15.02.2023 | A guide to short-term and long-term measures
It’s not just the market that is feeling the turbulent effects of the energy crisis. The regulatory space has seen a marked increase in the number and, in particular, the pace of statutory proposals and amendments. But alongside short-term challenges, work continues on long-term framework conditions. This article summarises and classifies the key regulatory developments in the second half of the year.
Parliament is currently debating the consolidation bill (an amendment of the Electricity Supply Act and the Energy Act) – the most important proposal from the perspective of the electricity market. Back in September 2022, the Council of States sent a clear signal in favour of renewable energy with numerous amendments to the Federal Council’s draft (including setting higher expansion targets, proposing a strengthening of the national interest in renewable energy sources and using floating market premiums as an additional funding instrument). The National Council’s Energy Committee (ESPEC-N) is currently discussing the proposal, and on 26 January 2023 it announced its initial rulings. The committee addressed a number of concerns raised by the Council of States around the strengthening of renewables, but it also rejected the easing of certain restrictions in the field of environmental protection. The ESPEC-N also wants the proposal to mandate compulsory solar installations for buildings.
In the autumn 2022 session, parliament also passed an emergency federal act to facilitate large-scale alpine photovoltaic systems (PV) in an accelerated process and provide for mandatory PV on buildings (a ‘solar offensive’). However, these provisions are time-limited to the end of 2025. Draft ordinance provisions for the solar offensive were presented in December 2022, but they do not yet offer sufficient planning security to project engineers. The final version is expected in mid-to-late March 2023. In tandem with the easing of restrictions for PV installations, parliament is currently also discussing an emergency federal act for wind turbines which is already at an advanced stage. The aim, in concrete terms, is for legally binding usage planning to also serve as a building permit, thus removing an additional legal step.
The expanded and amended funding instruments that arose from the Girod parliamentary initiative also came into force on 1 January 2023. Changes include the introduction of auctions as a means of distributing funding for large-scale PV facilities without self-consumption.

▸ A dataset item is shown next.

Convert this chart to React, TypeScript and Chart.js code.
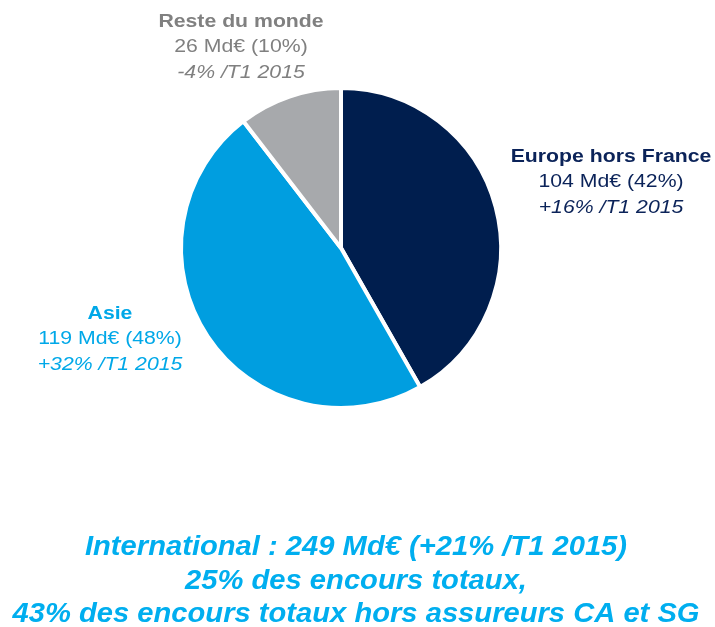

Even before the energy crisis, decreasing cross-border capacities meant that the establishment of reserves was an issue. But implementation has now accelerated considerably. The regulatory basis for recently established reserves is the Winter Reserve Ordinance which was passed in late January 2023 and which expands on the Hydropower Reserve Ordinance of September 2022. As a complement to hydropower reserves, two reserve fossil power plants (Birr and Cornaux) will form part of the winter reserve starting in February 2023. At the same time numerous emergency electricity aggregates will join the reserve, coordinated through ‘poolers’ such as Axpo and CKW. Further reserve capacities are expected in winter 2023/2024 through tender processes (incl. combined heat and power plants).
In contrast to the EU, which has seen increasingly comprehensive measures for dampening electricity prices over the course of the last year, Switzerland hasn’t been as quick to resort to regulatory measures, largely focusing on voluntary energy-saving campaigns instead (for electricity and gas). One exception was the regulation that federal authorities introduced in November 2022, which allowed large-scale consumers to return to basic supply by joining a self-consumption organisation (ZEV). The potentially high procurement costs associated with a return will be borne by the relevant energy supplier and their basic supply customers.
In the medium to long term, we will need to see the recent raft of temporary regulations replaced by tighter, stable, market-oriented regulations. This will be a challenge, and one that can only be mastered through cooperation between politicians, public authorities and electricity sector experts. It will also require a particular focus on acceleration of approval processes. This calls for solutions that go beyond the acceleration proposal presented by the Federal Council in February 2022, which is facing an uncertain future. We can only ensure Switzerland’s security of supply through a massive, accelerated expansion of winter electricity – especially while the electricity agreement with the EU remains a distant prospect.